┌─ Data lines

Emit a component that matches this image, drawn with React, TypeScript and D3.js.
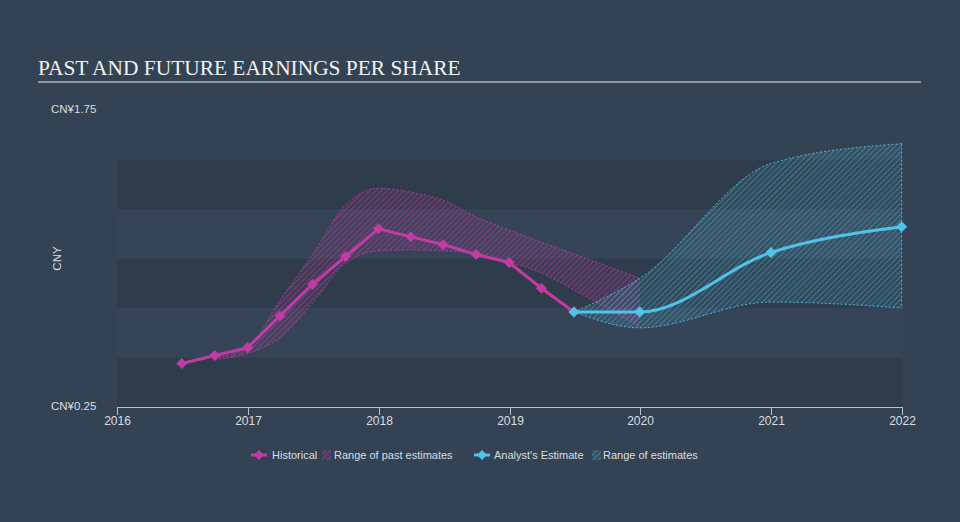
import React from "react";
import * as d3 from "d3";

const W = 960;
const H = 522;

const histDates = ["2016-06-30","2016-09-30","2016-12-31","2017-03-31","2017-06-30","2017-09-30","2017-12-31","2018-03-31","2018-06-30","2018-09-30","2018-12-31","2019-03-31","2019-06-30"];
const histValues = [0.47, 0.51, 0.55, 0.71, 0.87, 1.01, 1.15, 1.11, 1.07, 1.02, 0.98, 0.85, 0.73];

const pastRangeDates = ["2016-09-30","2016-12-31","2017-03-31","2017-06-30","2017-09-30","2017-12-31","2018-03-31","2018-06-30","2018-09-30","2018-12-31","2019-03-31","2019-06-30","2019-09-30","2019-12-31"];
const pastHigh = [0.50, 0.55, 0.79, 1.02, 1.27, 1.355, 1.335, 1.295, 1.21, 1.144, 1.083, 1.023, 0.962, 0.90];
const pastLow = [0.49, 0.52, 0.60, 0.775, 0.975, 1.038, 1.043, 1.038, 1.028, 0.982, 0.927, 0.841, 0.75, 0.654];

const estDates = ["2019-06-30","2019-12-31","2020-12-31","2021-12-31"];
const estValues = [0.73, 0.73, 1.03, 1.16];
const estHigh = [0.73, 0.90, 1.48, 1.58];
const estLow = [0.73, 0.65, 0.78, 0.75];

const xTicks = ["2016","2017","2018","2019","2020","2021","2022"];
const yTickLabels = ["CN¥0.25", "CN¥1.75"];
const yTickValues = [0.25, 1.75];
const bandEdges = [0.25, 0.5, 0.75, 1.0, 1.25, 1.5];

const HIST = "#c13ba3";
const EST = "#52c3e8";
const TEXT = "#d9dde2";
const FONT = "'Liberation Sans', Arial, sans-serif";

const parse = d3.timeParse("%Y-%m-%d");

export default function App() {
  const x = d3.scaleTime().domain([new Date(2016, 0, 1), new Date(2022, 0, 1)]).range([117, 902]);
  const y = d3.scaleLinear().domain([0.25, 1.75]).range([407, 110]);

  const hist = histDates.map((d, i) => ({ d: parse(d)!, v: histValues[i] }));
  const past = pastRangeDates.map((d, i) => ({ d: parse(d)!, hi: pastHigh[i], lo: pastLow[i] }));
  const est = estDates.map((d, i) => ({ d: parse(d)!, v: estValues[i], hi: estHigh[i], lo: estLow[i] }));

  const histLine = d3.line<any>().x(p => x(p.d)).y(p => y(p.v)).curve(d3.curveLinear);
  const estLine = d3.line<any>().x(p => x(p.d)).y(p => y(p.v)).curve(d3.curveMonotoneX);
  const areaGen = d3.area<any>().x(p => x(p.d)).y0(p => y(p.lo)).y1(p => y(p.hi)).curve(d3.curveMonotoneX);
  const hiLine = d3.line<any>().x(p => x(p.d)).y(p => y(p.hi)).curve(d3.curveMonotoneX);
  const loLine = d3.line<any>().x(p => x(p.d)).y(p => y(p.lo)).curve(d3.curveMonotoneX);

  const diamond = (cx: number, cy: number, r: number) => `M${cx},${cy - r}L${cx + r},${cy}L${cx},${cy + r}L${cx - r},${cy}Z`;

  const x0 = x.range()[0];
  const x1 = x.range()[1];

  return (
    <svg width={W} height={H} style={{ position: "absolute", left: 0, top: 0, display: "block" }}>
      <defs>
        <pattern id="hatchPink" patternUnits="userSpaceOnUse" width="4" height="4" patternTransform="rotate(45)">
          <rect width="4" height="4" fill={HIST} fillOpacity="0.12" />
          <line x1="0" y1="0" x2="0" y2="4" stroke={HIST} strokeWidth="1.2" strokeOpacity="0.75" />
        </pattern>
        <pattern id="hatchBlue" patternUnits="userSpaceOnUse" width="4" height="4" patternTransform="rotate(45)">
          <rect width="4" height="4" fill={EST} fillOpacity="0.1" />
          <line x1="0" y1="0" x2="0" y2="4" stroke={EST} strokeWidth="1.2" strokeOpacity="0.65" />
        </pattern>
      </defs>
      <rect x={0} y={0} width={W} height={H} fill="#344354" />
      {bandEdges.slice(0, -1).map((b, i) => (
        <rect key={i} x={x0} y={y(bandEdges[i + 1])} width={x1 - x0} height={y(b) - y(bandEdges[i + 1])}
          fill={i % 2 === 0 ? "#2f3c4c" : "#354456"} />
      ))}

      <text x={38} y={75} fill="#f2f2f2" fontFamily="'Liberation Serif', 'Times New Roman', serif" fontSize={21.4}>PAST AND FUTURE EARNINGS PER SHARE</text>
      <line x1={38} x2={921} y1={82} y2={82} stroke="#a9b0b8" strokeWidth={1.5} />

      {yTickValues.map((v, i) => (
        <text key={i} x={51} y={y(v) - 1.5} dy="0.35em" fill={TEXT} fontFamily={FONT} fontSize={11.5}>{yTickLabels[i]}</text>
      ))}
      <text transform={`translate(61,${(y(1.75) + y(0.25)) / 2}) rotate(-90)`} textAnchor="middle" fill={TEXT} fontFamily={FONT} fontSize={11.5}>CNY</text>

      <path d={areaGen(past) || ""} fill="url(#hatchPink)" />
      <path d={hiLine(past) || ""} fill="none" stroke={HIST} strokeWidth={1} strokeDasharray="2,2" strokeOpacity={0.8} />
      <path d={loLine(past) || ""} fill="none" stroke={HIST} strokeWidth={1} strokeDasharray="2,2" strokeOpacity={0.8} />
      <path d={areaGen(est) || ""} fill="url(#hatchBlue)" />
      <path d={hiLine(est) || ""} fill="none" stroke={EST} strokeWidth={1} strokeDasharray="2,2" strokeOpacity={0.85} />
      <path d={loLine(est) || ""} fill="none" stroke={EST} strokeWidth={1} strokeDasharray="2,2" strokeOpacity={0.85} />
      <line x1={x(est[est.length - 1].d)} x2={x(est[est.length - 1].d)} y1={y(estHigh[estHigh.length - 1])} y2={y(estLow[estLow.length - 1])} stroke={EST} strokeWidth={1} strokeDasharray="2,2" strokeOpacity={0.85} />

      <path d={histLine(hist) || ""} fill="none" stroke={HIST} strokeWidth={3} />
      {hist.map((p, i) => <path key={i} d={diamond(x(p.d), y(p.v), 5.5)} fill={HIST} />)}
      <path d={estLine(est) || ""} fill="none" stroke={EST} strokeWidth={3} />
      {est.map((p, i) => <path key={i} d={diamond(x(p.d), y(p.v), 5.5)} fill={EST} />)}

      <line x1={x0} x2={x1} y1={407.5} y2={407.5} stroke="#b8c2cc" strokeWidth={1} />
      {xTicks.map((t, i) => {
        const xx = Math.round(x(new Date(+t, 0, 1))) + 0.5;
        return (
          <g key={i}>
            <line x1={xx} x2={xx} y1={407} y2={415} stroke="#b8c2cc" strokeWidth={1} />
            <text x={xx} y={425} textAnchor="middle" fill={TEXT} fontFamily={FONT} fontSize={12}>{t}</text>
          </g>
        );
      })}

      <g fontFamily={FONT} fontSize={11} fill={TEXT}>
        <path d={diamond(259, 455, 5)} fill={HIST} />
        <line x1={251} x2={267} y1={455} y2={455} stroke={HIST} strokeWidth={3} />
        <text x={272} y={455} dy="0.35em">Historical</text>
        <rect x={322} y={450} width={9} height={10} fill="url(#hatchPink)" />
        <text x={334} y={455} dy="0.35em">Range of past estimates</text>
        <path d={diamond(482, 455, 5)} fill={EST} />
        <line x1={474} x2={490} y1={455} y2={455} stroke={EST} strokeWidth={3} />
        <text x={494} y={455} dy="0.35em">Analyst's Estimate</text>
        <rect x={592} y={450} width={9} height={10} fill="url(#hatchBlue)" />
        <text x={603} y={455} dy="0.35em">Range of estimates</text>
      </g>
    </svg>
  );
}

└─

*The request:*
Go through the listing above and write it all out exactly, leaving out any picture.

*Solution to this exercise:*
Emit a component that matches this image, drawn with React, TypeScript and D3.js.
import React from "react";
import * as d3 from "d3";

const W = 960;
const H = 522;

const histDates = ["2016-06-30","2016-09-30","2016-12-31","2017-03-31","2017-06-30","2017-09-30","2017-12-31","2018-03-31","2018-06-30","2018-09-30","2018-12-31","2019-03-31","2019-06-30"];
const histValues = [0.47, 0.51, 0.55, 0.71, 0.87, 1.01, 1.15, 1.11, 1.07, 1.02, 0.98, 0.85, 0.73];

const pastRangeDates = ["2016-09-30","2016-12-31","2017-03-31","2017-06-30","2017-09-30","2017-12-31","2018-03-31","2018-06-30","2018-09-30","2018-12-31","2019-03-31","2019-06-30","2019-09-30","2019-12-31"];
const pastHigh = [0.50, 0.55, 0.79, 1.02, 1.27, 1.355, 1.335, 1.295, 1.21, 1.144, 1.083, 1.023, 0.962, 0.90];
const pastLow = [0.49, 0.52, 0.60, 0.775, 0.975, 1.038, 1.043, 1.038, 1.028, 0.982, 0.927, 0.841, 0.75, 0.654];

const estDates = ["2019-06-30","2019-12-31","2020-12-31","2021-12-31"];
const estValues = [0.73, 0.73, 1.03, 1.16];
const estHigh = [0.73, 0.90, 1.48, 1.58];
const estLow = [0.73, 0.65, 0.78, 0.75];

const xTicks = ["2016","2017","2018","2019","2020","2021","2022"];
const yTickLabels = ["CN¥0.25", "CN¥1.75"];
const yTickValues = [0.25, 1.75];
const bandEdges = [0.25, 0.5, 0.75, 1.0, 1.25, 1.5];

const HIST = "#c13ba3";
const EST = "#52c3e8";
const TEXT = "#d9dde2";
const FONT = "'Liberation Sans', Arial, sans-serif";

const parse = d3.timeParse("%Y-%m-%d");

export default function App() {
  const x = d3.scaleTime().domain([new Date(2016, 0, 1), new Date(2022, 0, 1)]).range([117, 902]);
  const y = d3.scaleLinear().domain([0.25, 1.75]).range([407, 110]);

  const hist = histDates.map((d, i) => ({ d: parse(d)!, v: histValues[i] }));
  const past = pastRangeDates.map((d, i) => ({ d: parse(d)!, hi: pastHigh[i], lo: pastLow[i] }));
  const est = estDates.map((d, i) => ({ d: parse(d)!, v: estValues[i], hi: estHigh[i], lo: estLow[i] }));

  const histLine = d3.line<any>().x(p => x(p.d)).y(p => y(p.v)).curve(d3.curveLinear);
  const estLine = d3.line<any>().x(p => x(p.d)).y(p => y(p.v)).curve(d3.curveMonotoneX);
  const areaGen = d3.area<any>().x(p => x(p.d)).y0(p => y(p.lo)).y1(p => y(p.hi)).curve(d3.curveMonotoneX);
  const hiLine = d3.line<any>().x(p => x(p.d)).y(p => y(p.hi)).curve(d3.curveMonotoneX);
  const loLine = d3.line<any>().x(p => x(p.d)).y(p => y(p.lo)).curve(d3.curveMonotoneX);

  const diamond = (cx: number, cy: number, r: number) => `M${cx},${cy - r}L${cx + r},${cy}L${cx},${cy + r}L${cx - r},${cy}Z`;

  const x0 = x.range()[0];
  const x1 = x.range()[1];

  return (
    <svg width={W} height={H} style={{ position: "absolute", left: 0, top: 0, display: "block" }}>
      <defs>
        <pattern id="hatchPink" patternUnits="userSpaceOnUse" width="4" height="4" patternTransform="rotate(45)">
          <rect width="4" height="4" fill={HIST} fillOpacity="0.12" />
          <line x1="0" y1="0" x2="0" y2="4" stroke={HIST} strokeWidth="1.2" strokeOpacity="0.75" />
        </pattern>
        <pattern id="hatchBlue" patternUnits="userSpaceOnUse" width="4" height="4" patternTransform="rotate(45)">
          <rect width="4" height="4" fill={EST} fillOpacity="0.1" />
          <line x1="0" y1="0" x2="0" y2="4" stroke={EST} strokeWidth="1.2" strokeOpacity="0.65" />
        </pattern>
      </defs>
      <rect x={0} y={0} width={W} height={H} fill="#344354" />
      {bandEdges.slice(0, -1).map((b, i) => (
        <rect key={i} x={x0} y={y(bandEdges[i + 1])} width={x1 - x0} height={y(b) - y(bandEdges[i + 1])}
          fill={i % 2 === 0 ? "#2f3c4c" : "#354456"} />
      ))}

      <text x={38} y={75} fill="#f2f2f2" fontFamily="'Liberation Serif', 'Times New Roman', serif" fontSize={21.4}>PAST AND FUTURE EARNINGS PER SHARE</text>
      <line x1={38} x2={921} y1={82} y2={82} stroke="#a9b0b8" strokeWidth={1.5} />

      {yTickValues.map((v, i) => (
        <text key={i} x={51} y={y(v) - 1.5} dy="0.35em" fill={TEXT} fontFamily={FONT} fontSize={11.5}>{yTickLabels[i]}</text>
      ))}
      <text transform={`translate(61,${(y(1.75) + y(0.25)) / 2}) rotate(-90)`} textAnchor="middle" fill={TEXT} fontFamily={FONT} fontSize={11.5}>CNY</text>

      <path d={areaGen(past) || ""} fill="url(#hatchPink)" />
      <path d={hiLine(past) || ""} fill="none" stroke={HIST} strokeWidth={1} strokeDasharray="2,2" strokeOpacity={0.8} />
      <path d={loLine(past) || ""} fill="none" stroke={HIST} strokeWidth={1} strokeDasharray="2,2" strokeOpacity={0.8} />
      <path d={areaGen(est) || ""} fill="url(#hatchBlue)" />
      <path d={hiLine(est) || ""} fill="none" stroke={EST} strokeWidth={1} strokeDasharray="2,2" strokeOpacity={0.85} />
      <path d={loLine(est) || ""} fill="none" stroke={EST} strokeWidth={1} strokeDasharray="2,2" strokeOpacity={0.85} />
      <line x1={x(est[est.length - 1].d)} x2={x(est[est.length - 1].d)} y1={y(estHigh[estHigh.length - 1])} y2={y(estLow[estLow.length - 1])} stroke={EST} strokeWidth={1} strokeDasharray="2,2" strokeOpacity={0.85} />

      <path d={histLine(hist) || ""} fill="none" stroke={HIST} strokeWidth={3} />
      {hist.map((p, i) => <path key={i} d={diamond(x(p.d), y(p.v), 5.5)} fill={HIST} />)}
      <path d={estLine(est) || ""} fill="none" stroke={EST} strokeWidth={3} />
      {est.map((p, i) => <path key={i} d={diamond(x(p.d), y(p.v), 5.5)} fill={EST} />)}

      <line x1={x0} x2={x1} y1={407.5} y2={407.5} stroke="#b8c2cc" strokeWidth={1} />
      {xTicks.map((t, i) => {
        const xx = Math.round(x(new Date(+t, 0, 1))) + 0.5;
        return (
          <g key={i}>
            <line x1={xx} x2={xx} y1={407} y2={415} stroke="#b8c2cc" strokeWidth={1} />
            <text x={xx} y={425} textAnchor="middle" fill={TEXT} fontFamily={FONT} fontSize={12}>{t}</text>
          </g>
        );
      })}

      <g fontFamily={FONT} fontSize={11} fill={TEXT}>
        <path d={diamond(259, 455, 5)} fill={HIST} />
        <line x1={251} x2={267} y1={455} y2={455} stroke={HIST} strokeWidth={3} />
        <text x={272} y={455} dy="0.35em">Historical</text>
        <rect x={322} y={450} width={9} height={10} fill="url(#hatchPink)" />
        <text x={334} y={455} dy="0.35em">Range of past estimates</text>
        <path d={diamond(482, 455, 5)} fill={EST} />
        <line x1={474} x2={490} y1={455} y2={455} stroke={EST} strokeWidth={3} />
        <text x={494} y={455} dy="0.35em">Analyst's Estimate</text>
        <rect x={592} y={450} width={9} height={10} fill="url(#hatchBlue)" />
        <text x={603} y={455} dy="0.35em">Range of estimates</text>
      </g>
    </svg>
  );
}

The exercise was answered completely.